AÏCHA

Un film de Mehdi M. Barsaoui

Le subtil portrait d’une jeune femme tunisienne résiliente

Aya travaille dans un hôtel de Tozer, dans le sud de la Tunisie, alternant entre ménage dans les chambres, accueil au buffet et animation au club. Faisant tous les jours les aller-retour depuis chez ses parents, quelle aide financièrement et qui souhaitent lui présenter un veuf pour la marier, son bus est victime un soir d’une sortie de route en montagne, après avoir pris une femme sur le bord de la route. Seule rescapée, elle ne parvient pas à se faire repérer par les secours. Mais elle se ravise, voyant là une opportunité de changer de vie. Elle décide alors de s’installer à Tunis, sous le nom d’Amina…

Avec ce portrait d’une jeune femme tunisienne, coincée dans son rôle de travailleuse subalterne, de maîtresse condamnable et de future mariée dans la contrainte, voyant dans un accident l’opportunité de refaire sa vie, Mehdi Barsaoui a frappé fort du côté la section Orizzonti du Festival de Venise 2024. Cette femme c’est Aya, libre seulement dans sa tête, la mise en place permettant de découvrir à la fois sa patience avec après une longue attente de près de 4 ans, l’espoir de s’enfuir avec son patron pour vivre enfin à Tunis s’éloignant. Peu libre de ses mouvements, les premières scènes la posent aussi en aide financière de ses parents, chez lesquels elle rentre tous les soirs, et en observatrice des gaspillages des clients de l’hôtel, alors que la misère règne alentour. Dans une impasse, envisageant de se faire recoudre l'hymen, l’accident arrive alors comme une scène choc, avec une sortie de route dont elle sera la seule rescapée, le corps de la femme prise en stop passant pour le sien.

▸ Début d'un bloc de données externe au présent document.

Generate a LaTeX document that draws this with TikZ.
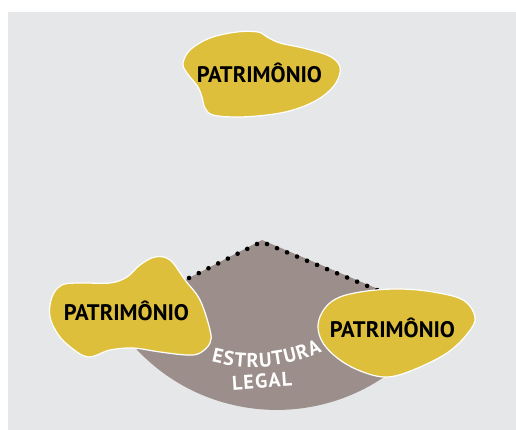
\documentclass[tikz,border=0pt]{standalone}
\usepackage{fontspec}
\setmainfont{PT Sans}
\usepackage{tikz}
\usetikzlibrary{decorations.text}

\definecolor{bgGray}{RGB}{230,231,232}
\definecolor{blobYellow}{RGB}{222,191,59}
\definecolor{legalTaupe}{RGB}{156,143,139}

\tikzset{
  blob/.style={fill=blobYellow, draw=white, line width=1.2pt},
  patlabel/.style={font=\bfseries\fontsize{22.5}{22.5}\selectfont, inner sep=0pt, anchor=base},
  dotline/.style={line width=4.6pt, line cap=round, dash pattern=on 0pt off 10.85pt}
}

\begin{document}
\begin{tikzpicture}[x=1pt,y=-1pt]
\useasboundingbox (0,0) rectangle (516,430);
\fill[white] (0,0) rectangle (516,430);
\fill[bgGray] (8,12) rectangle (516,430);

\coordinate (apex) at (262,240);
\coordinate (dotL) at (257,244);
\coordinate (dotR) at (267,244);

% estrutura legal
\fill[legalTaupe] (apex) -- (378,289) -- (410,330) -- (400,365)
  arc[start angle=50, end angle=140, radius=192] -- (160,293) -- cycle;

\draw[dotline] (dotL) -- (167,289);
\draw[dotline] (dotR) -- (388,294.6);

% patrimonio blobs
\draw[blob] plot[smooth cycle, tension=0.6] coordinates {
  (183,63) (190,50) (210,38) (237,32) (258,32) (267,37) (280,43) (303,48)
  (327,55) (338,63) (340,73) (333,87) (317,100) (293,110) (267,115)
  (237,117) (213,115) (205,108) (202,97) (198,87) (190,77) (185,70)};

\draw[blob] plot[smooth cycle, tension=0.6] coordinates {
  (155,257) (170,260) (185,280) (200,300) (210,330) (210,343) (200,353)
  (187,355) (160,352) (133,348) (110,350) (97,355) (88,357) (77,352)
  (60,337) (50,317) (52,297) (62,285) (80,283) (110,283) (127,277) (140,265)};

\draw[blob] plot[smooth cycle, tension=0.6] coordinates {
  (318,325) (325,308) (340,297) (367,291) (400,289) (433,292) (463,300)
  (475,317) (468,333) (447,353) (413,370) (387,377) (363,372) (340,360) (323,343)};

\node[patlabel] (patTop) at (259.5,83) {PATRIMÔNIO};
\node[patlabel] (patLeft) at (126.5,320) {PATRIMÔNIO};
\node[patlabel] (patRight) at (392.5,337) {PATRIMÔNIO};

\path[decorate, decoration={text along path,
  text={|\bfseries\fontsize{20}{20}\selectfont|ESTRUTURA},
  text color=white, text align=fit to path}]
  (211.4,361.7) arc[start angle=104.6, end angle=65.2, radius=165];
\node[font=\bfseries\fontsize{20}{20}\selectfont\addfontfeature{LetterSpace=6},
  text=white, inner sep=0pt, anchor=base, rotate=4] (legal) at (262.5,388) {LEGAL};
\end{tikzpicture}
\end{document}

Mais la bouffée de liberté, projetée en un éclair par une ellipse, ne sera que de courte durée. Et il suffira d’un homme qui l’aborde en boite de nuit, disant la reconnaître, et d’une intervention de policiers en civils pour qu’elle se retrouve à nouveau prise en étau entre le père de l’homme en question et ses avocats, la cheffe de la police, un des enquêteurs, et un des amis de sa colocataire. Faisant savamment monter la pression, Mehdi Barsaoui utilise d’angoissants plans en plongée dans des escaliers, met en image un cauchemar en boîte de nuit avec l'homme le visage ensanglanté, tente une scène d’évasion par les toilettes, poussant peu à peu son personnage dans ses retranchements. Allant jusqu’au règlement de comptes avec l’attitude de parents aux schémas de pensée rétrogrades, le scénario offre tout de même à cette femme résiliente, une fin porteuse d’espoir, tout en symbolisant par un simple voile la nécessité de devoir pour certaines, encore vivre cachées, pour être enfin libres.